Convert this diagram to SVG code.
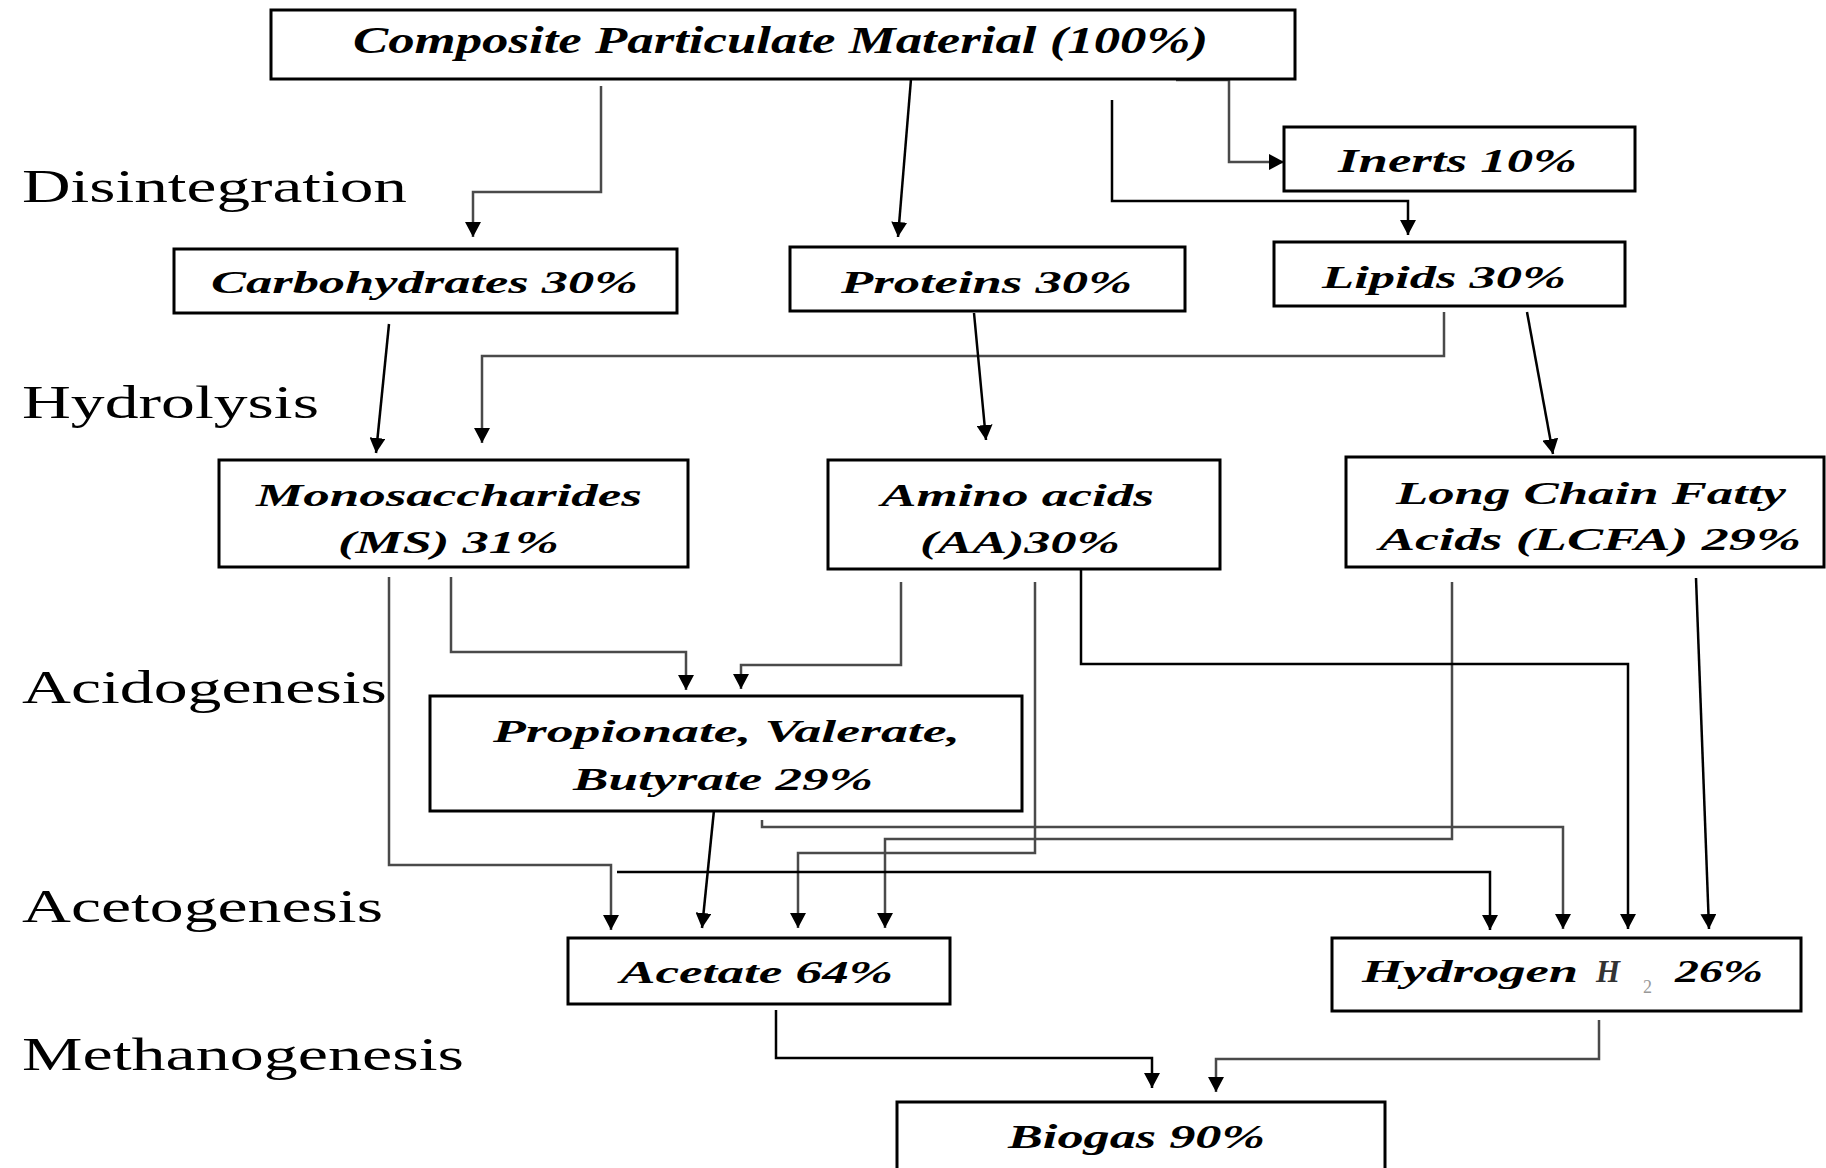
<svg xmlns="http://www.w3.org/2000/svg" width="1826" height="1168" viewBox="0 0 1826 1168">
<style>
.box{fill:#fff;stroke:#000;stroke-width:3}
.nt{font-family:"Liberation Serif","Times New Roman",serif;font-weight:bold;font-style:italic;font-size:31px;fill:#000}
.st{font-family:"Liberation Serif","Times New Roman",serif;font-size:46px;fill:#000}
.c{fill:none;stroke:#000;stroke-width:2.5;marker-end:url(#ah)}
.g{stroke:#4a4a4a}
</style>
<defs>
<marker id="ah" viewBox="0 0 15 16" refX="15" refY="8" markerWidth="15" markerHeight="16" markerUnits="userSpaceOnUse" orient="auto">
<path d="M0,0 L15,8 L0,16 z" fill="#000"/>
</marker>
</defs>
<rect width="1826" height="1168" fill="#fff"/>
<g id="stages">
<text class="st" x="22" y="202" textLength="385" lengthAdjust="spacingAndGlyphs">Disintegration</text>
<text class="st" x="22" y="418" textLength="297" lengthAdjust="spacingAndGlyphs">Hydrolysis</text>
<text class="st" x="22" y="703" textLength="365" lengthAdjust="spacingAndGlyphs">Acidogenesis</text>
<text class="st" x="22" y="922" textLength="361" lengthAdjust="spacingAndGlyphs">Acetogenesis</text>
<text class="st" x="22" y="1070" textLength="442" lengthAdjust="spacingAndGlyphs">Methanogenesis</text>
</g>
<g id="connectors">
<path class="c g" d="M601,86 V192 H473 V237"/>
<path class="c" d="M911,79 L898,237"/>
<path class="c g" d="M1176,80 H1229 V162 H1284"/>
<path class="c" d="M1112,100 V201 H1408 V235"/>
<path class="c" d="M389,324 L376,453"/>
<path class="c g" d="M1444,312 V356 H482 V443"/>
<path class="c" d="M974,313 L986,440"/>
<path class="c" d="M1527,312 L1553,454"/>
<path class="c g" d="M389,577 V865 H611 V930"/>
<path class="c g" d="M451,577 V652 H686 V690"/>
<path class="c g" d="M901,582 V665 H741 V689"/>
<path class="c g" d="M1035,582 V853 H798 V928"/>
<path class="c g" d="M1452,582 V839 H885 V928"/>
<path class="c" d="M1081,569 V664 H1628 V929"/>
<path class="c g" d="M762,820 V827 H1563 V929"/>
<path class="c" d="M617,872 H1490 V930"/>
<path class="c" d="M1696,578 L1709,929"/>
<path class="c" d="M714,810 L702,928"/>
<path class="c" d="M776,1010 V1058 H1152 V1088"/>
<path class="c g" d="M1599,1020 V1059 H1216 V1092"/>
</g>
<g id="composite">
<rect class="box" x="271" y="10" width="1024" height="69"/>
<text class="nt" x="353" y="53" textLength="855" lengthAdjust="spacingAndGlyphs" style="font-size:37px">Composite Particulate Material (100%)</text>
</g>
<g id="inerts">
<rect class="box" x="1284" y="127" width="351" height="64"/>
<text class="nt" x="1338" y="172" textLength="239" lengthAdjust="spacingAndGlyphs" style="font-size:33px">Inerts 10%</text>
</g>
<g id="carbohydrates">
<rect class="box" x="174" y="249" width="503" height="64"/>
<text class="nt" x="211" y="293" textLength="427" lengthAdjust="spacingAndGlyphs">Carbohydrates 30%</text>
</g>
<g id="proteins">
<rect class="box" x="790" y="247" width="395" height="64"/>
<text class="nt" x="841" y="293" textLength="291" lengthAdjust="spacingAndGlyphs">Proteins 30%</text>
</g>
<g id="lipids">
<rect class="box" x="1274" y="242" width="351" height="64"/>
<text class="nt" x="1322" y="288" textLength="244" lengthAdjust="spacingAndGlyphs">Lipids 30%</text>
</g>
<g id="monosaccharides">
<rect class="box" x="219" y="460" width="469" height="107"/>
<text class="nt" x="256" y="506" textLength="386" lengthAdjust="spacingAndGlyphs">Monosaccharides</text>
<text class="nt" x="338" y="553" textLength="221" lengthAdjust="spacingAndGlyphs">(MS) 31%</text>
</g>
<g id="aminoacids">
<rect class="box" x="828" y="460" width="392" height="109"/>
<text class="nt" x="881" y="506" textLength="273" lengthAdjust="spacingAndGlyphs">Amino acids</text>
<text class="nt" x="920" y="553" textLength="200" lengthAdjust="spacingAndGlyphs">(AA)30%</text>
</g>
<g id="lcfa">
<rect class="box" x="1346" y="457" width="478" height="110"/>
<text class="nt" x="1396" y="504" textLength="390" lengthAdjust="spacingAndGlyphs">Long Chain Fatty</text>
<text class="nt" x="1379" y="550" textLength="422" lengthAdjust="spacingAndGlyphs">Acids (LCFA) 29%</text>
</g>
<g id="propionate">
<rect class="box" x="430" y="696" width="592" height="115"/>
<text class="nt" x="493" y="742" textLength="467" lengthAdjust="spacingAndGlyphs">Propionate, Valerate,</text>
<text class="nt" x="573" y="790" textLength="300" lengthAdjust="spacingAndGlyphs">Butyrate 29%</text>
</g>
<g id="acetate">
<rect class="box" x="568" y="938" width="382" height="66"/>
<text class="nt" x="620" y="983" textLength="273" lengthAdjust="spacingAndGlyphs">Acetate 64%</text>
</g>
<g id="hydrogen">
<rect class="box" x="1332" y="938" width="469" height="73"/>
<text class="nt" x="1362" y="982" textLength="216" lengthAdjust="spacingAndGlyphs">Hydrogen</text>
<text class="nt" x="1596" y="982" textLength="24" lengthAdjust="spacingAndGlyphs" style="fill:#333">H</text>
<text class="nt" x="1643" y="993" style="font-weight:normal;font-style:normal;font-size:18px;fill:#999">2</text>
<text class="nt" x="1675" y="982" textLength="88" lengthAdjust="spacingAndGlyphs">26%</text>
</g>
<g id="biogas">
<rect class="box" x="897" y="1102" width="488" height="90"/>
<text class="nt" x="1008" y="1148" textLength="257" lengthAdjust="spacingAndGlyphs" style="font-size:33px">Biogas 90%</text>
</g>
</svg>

━━━━━━

[EXERCISE] All of the lines above should be retyped precisely, apart from the pictures.

[SOLUTION TO THIS PROBLEM]
Convert this diagram to SVG code.
<svg xmlns="http://www.w3.org/2000/svg" width="1826" height="1168" viewBox="0 0 1826 1168">
<style>
.box{fill:#fff;stroke:#000;stroke-width:3}
.nt{font-family:"Liberation Serif","Times New Roman",serif;font-weight:bold;font-style:italic;font-size:31px;fill:#000}
.st{font-family:"Liberation Serif","Times New Roman",serif;font-size:46px;fill:#000}
.c{fill:none;stroke:#000;stroke-width:2.5;marker-end:url(#ah)}
.g{stroke:#4a4a4a}
</style>
<defs>
<marker id="ah" viewBox="0 0 15 16" refX="15" refY="8" markerWidth="15" markerHeight="16" markerUnits="userSpaceOnUse" orient="auto">
<path d="M0,0 L15,8 L0,16 z" fill="#000"/>
</marker>
</defs>
<rect width="1826" height="1168" fill="#fff"/>
<g id="stages">
<text class="st" x="22" y="202" textLength="385" lengthAdjust="spacingAndGlyphs">Disintegration</text>
<text class="st" x="22" y="418" textLength="297" lengthAdjust="spacingAndGlyphs">Hydrolysis</text>
<text class="st" x="22" y="703" textLength="365" lengthAdjust="spacingAndGlyphs">Acidogenesis</text>
<text class="st" x="22" y="922" textLength="361" lengthAdjust="spacingAndGlyphs">Acetogenesis</text>
<text class="st" x="22" y="1070" textLength="442" lengthAdjust="spacingAndGlyphs">Methanogenesis</text>
</g>
<g id="connectors">
<path class="c g" d="M601,86 V192 H473 V237"/>
<path class="c" d="M911,79 L898,237"/>
<path class="c g" d="M1176,80 H1229 V162 H1284"/>
<path class="c" d="M1112,100 V201 H1408 V235"/>
<path class="c" d="M389,324 L376,453"/>
<path class="c g" d="M1444,312 V356 H482 V443"/>
<path class="c" d="M974,313 L986,440"/>
<path class="c" d="M1527,312 L1553,454"/>
<path class="c g" d="M389,577 V865 H611 V930"/>
<path class="c g" d="M451,577 V652 H686 V690"/>
<path class="c g" d="M901,582 V665 H741 V689"/>
<path class="c g" d="M1035,582 V853 H798 V928"/>
<path class="c g" d="M1452,582 V839 H885 V928"/>
<path class="c" d="M1081,569 V664 H1628 V929"/>
<path class="c g" d="M762,820 V827 H1563 V929"/>
<path class="c" d="M617,872 H1490 V930"/>
<path class="c" d="M1696,578 L1709,929"/>
<path class="c" d="M714,810 L702,928"/>
<path class="c" d="M776,1010 V1058 H1152 V1088"/>
<path class="c g" d="M1599,1020 V1059 H1216 V1092"/>
</g>
<g id="composite">
<rect class="box" x="271" y="10" width="1024" height="69"/>
<text class="nt" x="353" y="53" textLength="855" lengthAdjust="spacingAndGlyphs" style="font-size:37px">Composite Particulate Material (100%)</text>
</g>
<g id="inerts">
<rect class="box" x="1284" y="127" width="351" height="64"/>
<text class="nt" x="1338" y="172" textLength="239" lengthAdjust="spacingAndGlyphs" style="font-size:33px">Inerts 10%</text>
</g>
<g id="carbohydrates">
<rect class="box" x="174" y="249" width="503" height="64"/>
<text class="nt" x="211" y="293" textLength="427" lengthAdjust="spacingAndGlyphs">Carbohydrates 30%</text>
</g>
<g id="proteins">
<rect class="box" x="790" y="247" width="395" height="64"/>
<text class="nt" x="841" y="293" textLength="291" lengthAdjust="spacingAndGlyphs">Proteins 30%</text>
</g>
<g id="lipids">
<rect class="box" x="1274" y="242" width="351" height="64"/>
<text class="nt" x="1322" y="288" textLength="244" lengthAdjust="spacingAndGlyphs">Lipids 30%</text>
</g>
<g id="monosaccharides">
<rect class="box" x="219" y="460" width="469" height="107"/>
<text class="nt" x="256" y="506" textLength="386" lengthAdjust="spacingAndGlyphs">Monosaccharides</text>
<text class="nt" x="338" y="553" textLength="221" lengthAdjust="spacingAndGlyphs">(MS) 31%</text>
</g>
<g id="aminoacids">
<rect class="box" x="828" y="460" width="392" height="109"/>
<text class="nt" x="881" y="506" textLength="273" lengthAdjust="spacingAndGlyphs">Amino acids</text>
<text class="nt" x="920" y="553" textLength="200" lengthAdjust="spacingAndGlyphs">(AA)30%</text>
</g>
<g id="lcfa">
<rect class="box" x="1346" y="457" width="478" height="110"/>
<text class="nt" x="1396" y="504" textLength="390" lengthAdjust="spacingAndGlyphs">Long Chain Fatty</text>
<text class="nt" x="1379" y="550" textLength="422" lengthAdjust="spacingAndGlyphs">Acids (LCFA) 29%</text>
</g>
<g id="propionate">
<rect class="box" x="430" y="696" width="592" height="115"/>
<text class="nt" x="493" y="742" textLength="467" lengthAdjust="spacingAndGlyphs">Propionate, Valerate,</text>
<text class="nt" x="573" y="790" textLength="300" lengthAdjust="spacingAndGlyphs">Butyrate 29%</text>
</g>
<g id="acetate">
<rect class="box" x="568" y="938" width="382" height="66"/>
<text class="nt" x="620" y="983" textLength="273" lengthAdjust="spacingAndGlyphs">Acetate 64%</text>
</g>
<g id="hydrogen">
<rect class="box" x="1332" y="938" width="469" height="73"/>
<text class="nt" x="1362" y="982" textLength="216" lengthAdjust="spacingAndGlyphs">Hydrogen</text>
<text class="nt" x="1596" y="982" textLength="24" lengthAdjust="spacingAndGlyphs" style="fill:#333">H</text>
<text class="nt" x="1643" y="993" style="font-weight:normal;font-style:normal;font-size:18px;fill:#999">2</text>
<text class="nt" x="1675" y="982" textLength="88" lengthAdjust="spacingAndGlyphs">26%</text>
</g>
<g id="biogas">
<rect class="box" x="897" y="1102" width="488" height="90"/>
<text class="nt" x="1008" y="1148" textLength="257" lengthAdjust="spacingAndGlyphs" style="font-size:33px">Biogas 90%</text>
</g>
</svg>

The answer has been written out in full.